Évidemment, l’objet n’est pas de mettre la pénétration à la poubelle, mais de changer de point de vue sur cette figure de style semblant imposée pour être « épanoui-e » dans sa sexualité. Se libérer de cet impératif pour mieux explorer le reste, vous ne le regretterez pas.
L’un de mes patients, homosexuel, m’a confié un jour en consultation : « Depuis que je ne me fais plus prendre et que je ne prends plus, j’ai le sentiment de m’être libéré de mes chaines ».
Libéré-e, délivré-e, mais pas pénétré-e !
J’ai vu/senti un truc bizarre sur les organes génitaux de mon-ma partenaire : je fais quoi ?
Avez-vous déjà réalisé que la personne la mieux placée pour examiner vos organes génitaux, votre postérieur ou pour sentir au bout du doigt les tréfonds de vos replis muqueux est un-e partenaire sexuel-le ? Ce qui confère une certaine responsabilité à cette personne : celle de vous faire remonter, ou non, l’information d’une anomalie.
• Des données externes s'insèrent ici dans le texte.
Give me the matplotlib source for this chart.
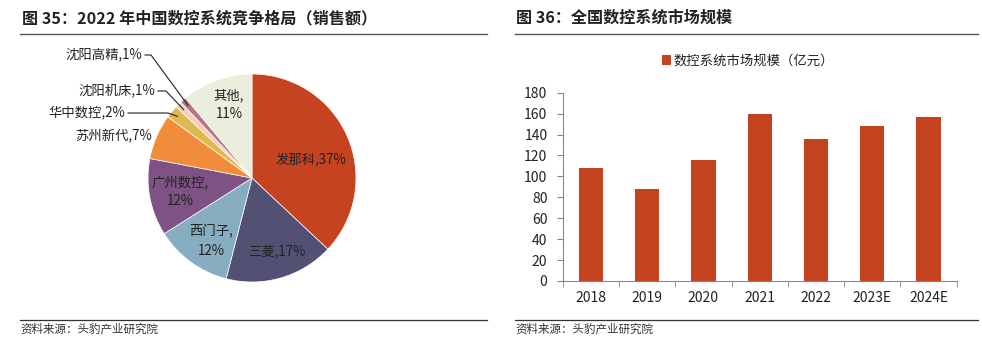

Certes, en pleine action, lâcher un : « Faut faire brûler tes condylomes ! » est un peu gênant, mais c’est un devoir moral d’indiquer à votre copain ou copine de jeu, même si la rencontre remonte à vingt minutes et qu’aucun mot n’a été échangé, que vous avez constaté la présence d’une masse par ci ou d’un écoulement par là. Sans alarmisme, juste donner l’information en disant : « Tu es peut-être au courant, je préfère te le dire au cas où ». C’est un peu le sujet d’un épisode de l’excellente série Sex Education dans lequel une femme indique à son partenaire qu’elle a senti une boule sur un testicule en lui prodiguant des caresses. Ce qui permet à la personne concernée de faire des examens pour s’assurer qu’il ne s’agit pas d’un cancer. Dans les autres joyeusetés sur lesquelles vous pouvez tomber par hasard : des condylomes ou verrues génitales (petites excroissances de chair, qui peuvent être localisées n’importe où, par exemple sur la vulve, la marge anale, le pénis...) et qui seront si possible montrées à un médecin et retirées. Un écoulement douteux (par sa couleur par exemple), une éruption, mais cela peut être aussi une tâche polychrome irrégulière « mal placée », nécessitant l’avis d’un dermatologue pour éliminer le risque de mélanome, dont l’individu n’avait, pas du tout, conscience. Dans la foulée de la notification au partenaire (bonne pratique qui consiste à informer ses partenaires quand on se découvre porteur-se d’une infection sexuellement transmissible, pour favoriser le traitement et la rupture des chaines de contamination), l’information sur toute anomalie notable (pas le petit bouton sur la fesse hein, ne soyez pas indélicat) constatée chez l’autre peut être faite simplement et respectueusement, par respect pour cet être humain qui vous a donné du plaisir.
Bref, une partie de jambes en l’air, ce n’est pas jouer à Docteur Maboul. Je ne vous dis pas qu’il faut chercher ces signes (sauf si vous faites un plan « visite médicale », autant joindre l’utile à l’agréable). Mais, si vous tombez chez autrui sur « un truc chelou » (les jeunes disent-ils encore cela ? J’ai un doute), communiquez ! Vous pouvez, vraiment, sauver une vie.